*Material provided*:
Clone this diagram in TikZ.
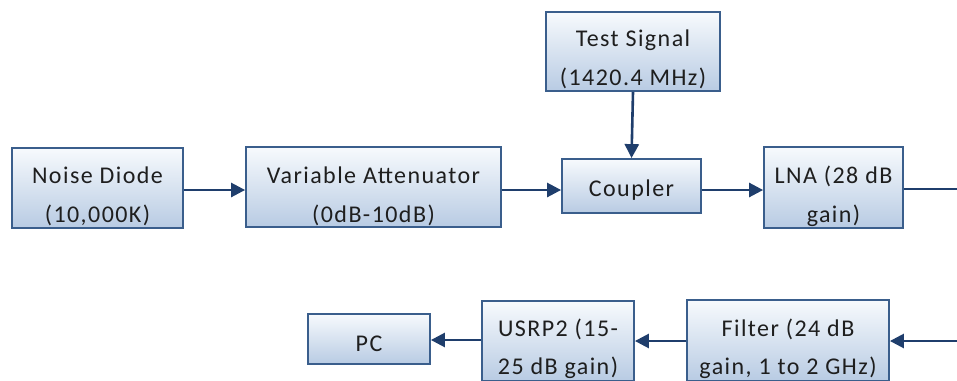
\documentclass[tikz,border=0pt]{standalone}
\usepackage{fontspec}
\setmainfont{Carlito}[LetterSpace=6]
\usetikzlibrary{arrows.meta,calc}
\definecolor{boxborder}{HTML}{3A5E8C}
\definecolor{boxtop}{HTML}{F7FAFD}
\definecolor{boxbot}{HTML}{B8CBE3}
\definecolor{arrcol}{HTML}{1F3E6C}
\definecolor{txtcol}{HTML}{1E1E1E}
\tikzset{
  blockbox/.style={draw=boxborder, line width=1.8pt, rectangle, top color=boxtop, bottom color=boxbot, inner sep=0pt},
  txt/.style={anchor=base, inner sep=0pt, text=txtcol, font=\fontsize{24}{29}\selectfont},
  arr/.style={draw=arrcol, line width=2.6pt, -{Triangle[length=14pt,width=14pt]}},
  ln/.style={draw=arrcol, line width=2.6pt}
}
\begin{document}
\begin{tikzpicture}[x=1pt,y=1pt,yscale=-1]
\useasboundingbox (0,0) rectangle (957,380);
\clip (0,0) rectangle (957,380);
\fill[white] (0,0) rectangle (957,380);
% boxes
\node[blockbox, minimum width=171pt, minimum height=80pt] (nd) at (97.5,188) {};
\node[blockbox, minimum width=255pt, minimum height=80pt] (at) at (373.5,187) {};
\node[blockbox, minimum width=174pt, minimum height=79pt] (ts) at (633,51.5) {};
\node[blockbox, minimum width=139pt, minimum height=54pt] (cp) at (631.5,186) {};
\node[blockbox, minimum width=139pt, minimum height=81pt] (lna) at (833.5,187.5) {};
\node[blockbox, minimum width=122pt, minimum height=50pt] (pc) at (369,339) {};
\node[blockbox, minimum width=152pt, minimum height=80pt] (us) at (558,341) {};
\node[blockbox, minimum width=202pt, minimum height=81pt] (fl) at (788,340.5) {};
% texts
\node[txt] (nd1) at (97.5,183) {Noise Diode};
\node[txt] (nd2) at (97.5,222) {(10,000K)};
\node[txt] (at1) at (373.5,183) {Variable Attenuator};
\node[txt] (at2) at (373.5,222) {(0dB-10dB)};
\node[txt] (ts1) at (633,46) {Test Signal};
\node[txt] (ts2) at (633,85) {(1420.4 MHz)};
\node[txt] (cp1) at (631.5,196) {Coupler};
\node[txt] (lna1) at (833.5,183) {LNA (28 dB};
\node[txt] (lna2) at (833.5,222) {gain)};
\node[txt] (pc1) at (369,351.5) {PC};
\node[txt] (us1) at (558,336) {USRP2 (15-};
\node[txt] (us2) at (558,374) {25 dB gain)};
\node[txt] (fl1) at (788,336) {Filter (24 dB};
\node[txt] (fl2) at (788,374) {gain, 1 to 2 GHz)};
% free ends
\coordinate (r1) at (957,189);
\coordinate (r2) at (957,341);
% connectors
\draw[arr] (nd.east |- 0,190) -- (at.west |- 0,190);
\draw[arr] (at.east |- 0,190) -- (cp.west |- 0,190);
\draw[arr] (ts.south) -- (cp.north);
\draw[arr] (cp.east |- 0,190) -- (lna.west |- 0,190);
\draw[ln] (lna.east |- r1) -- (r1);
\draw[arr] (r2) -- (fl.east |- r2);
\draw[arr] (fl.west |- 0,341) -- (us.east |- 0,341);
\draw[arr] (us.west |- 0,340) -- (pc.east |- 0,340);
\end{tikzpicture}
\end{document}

*Set task*: Return all of the data exactly as written, and drop the pictures.

*Answer to the problem*:
Clone this diagram in TikZ.
\documentclass[tikz,border=0pt]{standalone}
\usepackage{fontspec}
\setmainfont{Carlito}[LetterSpace=6]
\usetikzlibrary{arrows.meta,calc}
\definecolor{boxborder}{HTML}{3A5E8C}
\definecolor{boxtop}{HTML}{F7FAFD}
\definecolor{boxbot}{HTML}{B8CBE3}
\definecolor{arrcol}{HTML}{1F3E6C}
\definecolor{txtcol}{HTML}{1E1E1E}
\tikzset{
  blockbox/.style={draw=boxborder, line width=1.8pt, rectangle, top color=boxtop, bottom color=boxbot, inner sep=0pt},
  txt/.style={anchor=base, inner sep=0pt, text=txtcol, font=\fontsize{24}{29}\selectfont},
  arr/.style={draw=arrcol, line width=2.6pt, -{Triangle[length=14pt,width=14pt]}},
  ln/.style={draw=arrcol, line width=2.6pt}
}
\begin{document}
\begin{tikzpicture}[x=1pt,y=1pt,yscale=-1]
\useasboundingbox (0,0) rectangle (957,380);
\clip (0,0) rectangle (957,380);
\fill[white] (0,0) rectangle (957,380);
% boxes
\node[blockbox, minimum width=171pt, minimum height=80pt] (nd) at (97.5,188) {};
\node[blockbox, minimum width=255pt, minimum height=80pt] (at) at (373.5,187) {};
\node[blockbox, minimum width=174pt, minimum height=79pt] (ts) at (633,51.5) {};
\node[blockbox, minimum width=139pt, minimum height=54pt] (cp) at (631.5,186) {};
\node[blockbox, minimum width=139pt, minimum height=81pt] (lna) at (833.5,187.5) {};
\node[blockbox, minimum width=122pt, minimum height=50pt] (pc) at (369,339) {};
\node[blockbox, minimum width=152pt, minimum height=80pt] (us) at (558,341) {};
\node[blockbox, minimum width=202pt, minimum height=81pt] (fl) at (788,340.5) {};
% texts
\node[txt] (nd1) at (97.5,183) {Noise Diode};
\node[txt] (nd2) at (97.5,222) {(10,000K)};
\node[txt] (at1) at (373.5,183) {Variable Attenuator};
\node[txt] (at2) at (373.5,222) {(0dB-10dB)};
\node[txt] (ts1) at (633,46) {Test Signal};
\node[txt] (ts2) at (633,85) {(1420.4 MHz)};
\node[txt] (cp1) at (631.5,196) {Coupler};
\node[txt] (lna1) at (833.5,183) {LNA (28 dB};
\node[txt] (lna2) at (833.5,222) {gain)};
\node[txt] (pc1) at (369,351.5) {PC};
\node[txt] (us1) at (558,336) {USRP2 (15-};
\node[txt] (us2) at (558,374) {25 dB gain)};
\node[txt] (fl1) at (788,336) {Filter (24 dB};
\node[txt] (fl2) at (788,374) {gain, 1 to 2 GHz)};
% free ends
\coordinate (r1) at (957,189);
\coordinate (r2) at (957,341);
% connectors
\draw[arr] (nd.east |- 0,190) -- (at.west |- 0,190);
\draw[arr] (at.east |- 0,190) -- (cp.west |- 0,190);
\draw[arr] (ts.south) -- (cp.north);
\draw[arr] (cp.east |- 0,190) -- (lna.west |- 0,190);
\draw[ln] (lna.east |- r1) -- (r1);
\draw[arr] (r2) -- (fl.east |- r2);
\draw[arr] (fl.west |- 0,341) -- (us.east |- 0,341);
\draw[arr] (us.west |- 0,340) -- (pc.east |- 0,340);
\end{tikzpicture}
\end{document}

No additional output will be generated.